North Carolina, 2018: Morgan Christopher’s life has been derailed. Taking the fall for a crime she did not commit, she finds herself serving a three-year stint in the North Carolina Women’s Correctional Center. Her dream of a career in art is put on hold – until a mysterious visitor makes her an offer that will see her released immediately. Her assignment: restore an old post office mural in a sleepy southern town. Morgan knows nothing about art restoration, but desperate to leave prison, she accepts. What she finds under the layers of grime is a painting that tells the story of madness, violence, and a conspiracy of small town secrets.
North Carolina, 1940: Anna Dale, an artist from New Jersey, wins a national contest to paint a mural for the post office in Edenton, North Carolina. Alone in the world and desperate for work, she accepts. But what she doesn’t expect is to find herself immersed in a town where prejudices run deep, where people are hiding secrets behind closed doors, and where the price of being different might just end in murder.
What happened to Anna Dale? Are the clues hidden in the decrepit mural? Can Morgan overcome her own demons to discover what exists beneath the layers of lies?
Big Lies in a Small Town by Diane Chamberlain tracks two white artists living in a small town in North Carolina, 78 years apart. The storyline pivots around a mural that was commissioned for the small town, but was mysteriously never installed.
In 1940, 22-year-old artist Anna Dale wins an art contest and is chosen to paint a mural for the Edenton post office. She travels from New Jersey and lives in the town while completing the work.
In 2018, 22-year-old artist Morgan Christopher is serving time in prison for a DUI that resulted in a car accident. She’s offered parole if she moves to Edenton to restore the mural that Anna Dale abandoned decades earlier. A mysterious African American artist called Jesse Jameson Williams —who Morgan has never met and has no connection to — recently died and outlined strictly in his will that Morgan be the artist to restore the work.
“Anna arrived in Edenton for her planned three-day visit late on the afternoon of December 4. She could have taken the overnight train, but at the last minute she decided to drive. The ’32 navy blue Ford V8 still held her mother’s scent — the spicy patchouli fragrance of the Tabu perfume she’d loved — and Anna needed that comfort as she set out on this new, very adult venture.”

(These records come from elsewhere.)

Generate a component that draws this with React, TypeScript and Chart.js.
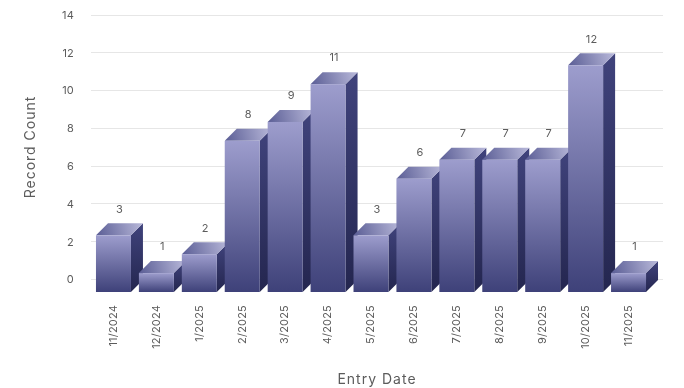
import React, { useEffect, useRef } from "react";
import { Chart, registerables } from "chart.js";

Chart.register(...registerables);

const categories = ["11/2024", "12/2024", "1/2025", "2/2025", "3/2025", "4/2025", "5/2025", "6/2025", "7/2025", "8/2025", "9/2025", "10/2025", "11/2025"];
const recordCounts = [3, 1, 2, 8, 9, 11, 3, 6, 7, 7, 7, 12, 1];
const yAxisStep = 2;
const yAxisMax = 14;
const xAxisTitle = "Entry Date";
const yAxisTitle = "Record Count";

const FONT = "Inter, 'Open Sans', sans-serif";
const DEPTH = 12;
const TEXT = "#5c5c5c";
const GRID = "#e6e6e6";

// Paints the extruded bars, the receding grid plane, the value captions and axis titles.
const bars3d = {
  id: "bars3d",
  beforeDraw(chart: any) {
    chart.ctx.letterSpacing = "0.2px";
  },
  beforeDatasetsDraw(chart: any) {
    const { ctx, chartArea, scales } = chart;
    const y = scales.y;
    ctx.save();
    ctx.strokeStyle = GRID;
    ctx.lineWidth = 1;
    for (let v = 0; v <= yAxisMax; v += yAxisStep) {
      const py = Math.floor(y.getPixelForValue(v) - DEPTH - 0.5) + 0.5;
      ctx.beginPath();
      ctx.moveTo(chartArea.left - 1, py);
      ctx.lineTo(chartArea.right + DEPTH + 1, py);
      ctx.stroke();
    }
    ctx.restore();
  },
  afterDatasetsDraw(chart: any) {
    const { ctx, chartArea } = chart;
    const meta = chart.getDatasetMeta(0);
    ctx.save();
    meta.data.forEach((bar: any, i: number) => {
      const { x, y, base, width } = bar.getProps(["x", "y", "base", "width"], true);
      const l = x - width / 2;
      const r = x + width / 2;

      const side = ctx.createLinearGradient(0, y - DEPTH, 0, base);
      side.addColorStop(0, "#40437c");
      side.addColorStop(1, "#24264f");
      ctx.fillStyle = side;
      ctx.beginPath();
      ctx.moveTo(r, y);
      ctx.lineTo(r + DEPTH, y - DEPTH);
      ctx.lineTo(r + DEPTH, base - DEPTH);
      ctx.lineTo(r, base);
      ctx.closePath();
      ctx.fill();

      const lid = ctx.createLinearGradient(l, y, r + DEPTH, y - DEPTH);
      lid.addColorStop(0, "#5a5d95");
      lid.addColorStop(1, "#b9b9da");
      ctx.fillStyle = lid;
      ctx.beginPath();
      ctx.moveTo(l, y);
      ctx.lineTo(l + DEPTH, y - DEPTH);
      ctx.lineTo(r + DEPTH, y - DEPTH);
      ctx.lineTo(r, y);
      ctx.closePath();
      ctx.fill();

      const front = ctx.createLinearGradient(0, y, 0, base);
      front.addColorStop(0, "#9d9dcd");
      front.addColorStop(1, "#3e4179");
      ctx.fillStyle = front;
      ctx.fillRect(l, y, width, base - y);

      ctx.fillStyle = TEXT;
      ctx.font = `11px ${FONT}`;
      ctx.textAlign = "center";
      ctx.textBaseline = "middle";
      ctx.fillText(String(recordCounts[i]), x + DEPTH / 2, y - DEPTH - 14);
    });

    ctx.fillStyle = TEXT;
    ctx.font = `14px ${FONT}`;
    ctx.letterSpacing = "1px";
    ctx.textAlign = "center";
    ctx.textBaseline = "middle";
    ctx.fillText(xAxisTitle, (chartArea.left + chartArea.right + DEPTH) / 2, 380);
    ctx.translate(31, 147);
    ctx.rotate(-Math.PI / 2);
    ctx.fillText(yAxisTitle, 0, 0);
    ctx.restore();
  },
};

export default function App() {
  const canvasRef = useRef<HTMLCanvasElement | null>(null);

  useEffect(() => {
    const chart = new Chart(canvasRef.current as HTMLCanvasElement, {
      type: "bar",
      data: {
        labels: categories,
        datasets: [
          {
            label: yAxisTitle,
            data: recordCounts,
            backgroundColor: "rgba(0,0,0,0)",
            barPercentage: 0.815,
            categoryPercentage: 1,
          },
        ],
      },
      options: {
        responsive: false,
        animation: false,
        layout: { padding: { top: 27.5, right: 34, left: 0, bottom: 0 } },
        plugins: { legend: { display: false }, tooltip: { enabled: false } },
        scales: {
          x: {
            grid: { display: false, drawTicks: false },
            border: { display: false },
            ticks: {
              minRotation: 90,
              maxRotation: 90,
              autoSkip: false,
              padding: 13,
              color: TEXT,
              font: { family: FONT, size: 11 },
            },
            afterFit(scale: any) {
              scale.height = 96;
            },
          },
          y: {
            min: 0,
            max: yAxisMax,
            grid: { display: false, drawTicks: false },
            border: { display: false },
            ticks: {
              stepSize: yAxisStep,
              padding: 18,
              labelOffset: -DEPTH,
              color: TEXT,
              font: { family: FONT, size: 11 },
            },
            afterFit(scale: any) {
              scale.width = 92;
            },
          },
        },
      },
      plugins: [bars3d],
    } as any);
    return () => chart.destroy();
  }, []);

  return (
    <div style={{ position: "fixed", left: 0, top: 0, width: 684, height: 388, background: "#fff" }}>
      <canvas ref={canvasRef} width={684} height={388} style={{ display: "block" }} />
    </div>
  );
}
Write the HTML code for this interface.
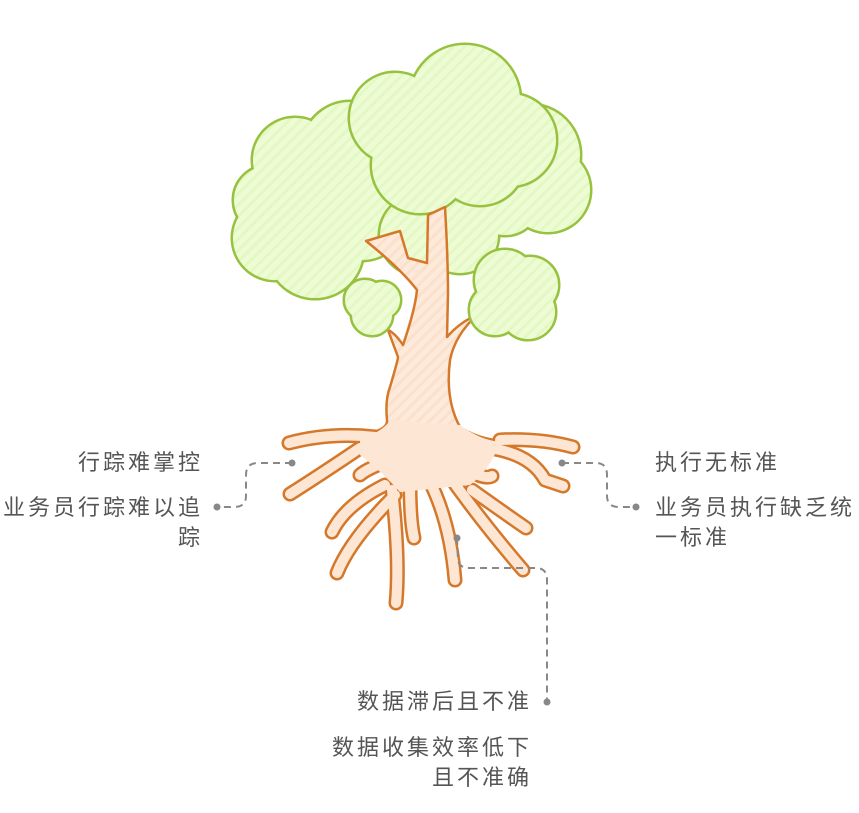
<!DOCTYPE html>
<html><head><meta charset="utf-8"><style>
html,body{margin:0;padding:0;background:#fff}
body{width:859px;height:813px;position:relative;overflow:hidden;font-family:"Liberation Sans","Noto Sans CJK SC",sans-serif;color:#555;font-size:22px;letter-spacing:3px}
.t{position:absolute;line-height:30px;white-space:nowrap}
.r{text-align:right}
</style></head><body>
<svg width="859" height="813" style="position:absolute;left:0;top:0">
<defs>
<pattern id="g" width="8" height="8" patternUnits="userSpaceOnUse" patternTransform="rotate(45)"><rect width="8" height="8" fill="#eefcd6"/><rect width="3" height="8" fill="#e4f8c4"/></pattern>
<pattern id="o" width="8" height="8" patternUnits="userSpaceOnUse" patternTransform="rotate(45)"><rect width="8" height="8" fill="#fdeadb"/><rect width="3" height="8" fill="#fbe0cc"/></pattern>
</defs>
<g>
<g stroke="#97c23f" stroke-width="5" fill="#97c23f">
<circle cx="295" cy="160" r="42"/><circle cx="275" cy="238" r="42"/><circle cx="315" cy="250" r="48"/><circle cx="350" cy="150" r="48"/><circle cx="362" cy="215" r="45"/><circle cx="268" cy="200" r="34"/><circle cx="320" cy="195" r="45"/></g>
<g fill="url(#g)"><circle cx="295" cy="160" r="42"/><circle cx="275" cy="238" r="42"/><circle cx="315" cy="250" r="48"/><circle cx="350" cy="150" r="48"/><circle cx="362" cy="215" r="45"/><circle cx="268" cy="200" r="34"/><circle cx="320" cy="195" r="45"/></g>
</g>
<g>
<g stroke="#97c23f" stroke-width="5" fill="#97c23f"><circle cx="530" cy="155" r="50"/><circle cx="548" cy="190" r="42"/><circle cx="505" cy="200" r="35"/><circle cx="420" cy="235" r="40"/><circle cx="460" cy="235" r="38"/></g>
<g fill="url(#g)"><circle cx="530" cy="155" r="50"/><circle cx="548" cy="190" r="42"/><circle cx="505" cy="200" r="35"/><circle cx="420" cy="235" r="40"/><circle cx="460" cy="235" r="38"/></g>
</g>
<g>
<g stroke="#97c23f" stroke-width="5" fill="#97c23f"><circle cx="395" cy="118" r="45"/><circle cx="465" cy="100" r="55"/><circle cx="510" cy="140" r="46"/><circle cx="420" cy="165" r="48"/><circle cx="480" cy="160" r="45"/></g>
<g fill="url(#g)"><circle cx="395" cy="118" r="45"/><circle cx="465" cy="100" r="55"/><circle cx="510" cy="140" r="46"/><circle cx="420" cy="165" r="48"/><circle cx="480" cy="160" r="45"/></g>
</g>
<path d="M366 241 L400 231 L408 258 L427 263 L428 215 L445 207 Q448 260 448 293 L447 337 Q460 322 477 315 Q455 335 450 360 Q445 400 460 427 Q475 437 495 440 L480 480 L390 480 Q375 445 373 432 Q388 428 387 420 Q385 400 390 387 Q398 360 398 357 L388 330 Q395 333 403 345 Q415 310 417 290 Q400 268 366 241 Z" fill="url(#o)" stroke="#d5782a" stroke-width="2.5" stroke-linejoin="round"/>
<g stroke-linecap="round" stroke-linejoin="round" fill="none">
<g stroke="#d5782a" stroke-width="15">
<path d="M375 437 Q330 432 289 443"/><path d="M360 448 Q320 475 290 494"/><path d="M385 462 Q365 470 360 475"/><path d="M385 485 Q345 505 332 532"/><path d="M395 495 Q350 540 337 573"/><path d="M392 490 Q400 560 396 603"/><path d="M410 483 Q410 520 414 538"/><path d="M428 478 Q450 520 455 580"/><path d="M445 470 Q480 520 523 570"/><path d="M468 470 Q485 480 492 476"/><path d="M472 490 Q500 510 526 528"/><path d="M482 447 Q530 452 545 480 L563 486"/><path d="M500 440 Q540 438 573 447"/>
</g>
<g stroke="#fde6d4" stroke-width="10">
<path d="M375 437 Q330 432 289 443"/><path d="M360 448 Q320 475 290 494"/><path d="M385 462 Q365 470 360 475"/><path d="M385 485 Q345 505 332 532"/><path d="M395 495 Q350 540 337 573"/><path d="M392 490 Q400 560 396 603"/><path d="M410 483 Q410 520 414 538"/><path d="M428 478 Q450 520 455 580"/><path d="M445 470 Q480 520 523 570"/><path d="M468 470 Q485 480 492 476"/><path d="M472 490 Q500 510 526 528"/><path d="M482 447 Q530 452 545 480 L563 486"/><path d="M500 440 Q540 438 573 447"/>
</g>
</g>
<path d="M360 440 Q385 430 390 420 L460 425 Q480 440 500 442 Q490 470 470 485 L400 492 Q380 470 360 455 Z" fill="#fde6d4"/>
<g>
<g stroke="#97c23f" stroke-width="5" fill="#97c23f"><circle cx="365" cy="300" r="20"/><circle cx="382" cy="300" r="18"/><circle cx="372" cy="315" r="20"/></g>
<g fill="url(#g)"><circle cx="365" cy="300" r="20"/><circle cx="382" cy="300" r="18"/><circle cx="372" cy="315" r="20"/></g>
</g>
<g>
<g stroke="#97c23f" stroke-width="5" fill="#97c23f"><circle cx="505" cy="280" r="30"/><circle cx="530" cy="285" r="28"/><circle cx="495" cy="310" r="25"/><circle cx="528" cy="312" r="27"/></g>
<g fill="url(#g)"><circle cx="505" cy="280" r="30"/><circle cx="530" cy="285" r="28"/><circle cx="495" cy="310" r="25"/><circle cx="528" cy="312" r="27"/></g>
</g>
<g fill="none" stroke="#888" stroke-width="2" stroke-dasharray="7 5">
<path d="M292 463 L258 463 Q246 463 246 475 L246 496 Q246 507 234 507 L217 507"/>
<path d="M562 463 L596 463 Q607 463 607 475 L607 496 Q607 507 619 507 L636 507"/>
<path d="M457 538 L458 560 Q459 568 470 568 L536 568 Q547 568 547 580 L547 702"/>
</g>
<g fill="#888"><circle cx="292" cy="463" r="3.5"/><circle cx="217" cy="507" r="3.5"/><circle cx="562" cy="463" r="3.5"/><circle cx="636" cy="507" r="3.5"/><circle cx="457" cy="538" r="3.5"/><circle cx="547" cy="702" r="3.5"/></g>
</svg>
<div class="t r" style="right:656px;top:448px">行踪难掌控</div>
<div class="t r" style="right:656px;top:493px">业务员行踪难以追<br>踪</div>
<div class="t" style="left:655px;top:448px">执行无标准</div>
<div class="t" style="left:655px;top:493px">业务员执行缺乏统<br>一标准</div>
<div class="t r" style="right:327px;top:687px">数据滞后且不准</div>
<div class="t r" style="right:327px;top:733px">数据收集效率低下<br>且不准确</div>
</body></html>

Strong themes present in the book are addiction and illness — Morgan is estranged from her parents, who are dysfunctional, judgemental alcoholics, and Anna’s mother just recently committed suicide after years of manic illnesses.
Racism is thinly explored in the book as well. Jesse Jameson Williams meets Anna Dale when he’s a teenager, and begins helping her paint the mural. Soon, people in Edenton assume the two are engaged in a relationship, which would’ve been illegal at that time. Someone paints racial slurs on the wall of Anna’s workshop space, and people threaten to harm Anna because of her connection to Jesse. Admittedly, the racism seems a little too light for what it would’ve actually been like at that time.
The artistry is incredibly evocative in the book. Both Anna and Morgan are talented and enthusiastic about their work and it’s evident how much artistic research has gone into the writing of this book. Everything about the mural, the town and its inhabitants is richly detailed and captured clearly.
“They talked about the people they knew who might be willing to model for the mural. Muss Myrtle thought the mayor’s wife was a good choice, but the idea made Anna cringe as she remembered Pauline’s comments about Mayor Sykes’ treatment of his wife. She felt as if she knew far more than she should about the poor woman and her life.”
The book is enjoyable and will have readers turning the pages, but it’s not flawless. The turning point in Anna Dale’s story (and what results from it) is predictable and expected, as is Morgan’s discovered connection to Jesse and Anna in the final chapter of the book.
Additionally, Jesse’s will stipulated that his daughter Lisa wouldn’t inherit her childhood home if Morgan missed her mural restoration deadline. This stipulation…doesn’t fit the rest of Jesse’s characterisation and is never really explained in the book. It felt like a lazy plot point.
An engaging read recommended for fans of women’s fiction and historical fiction.
Thank you to the publisher for sending me a review copy in exchange for an honest review.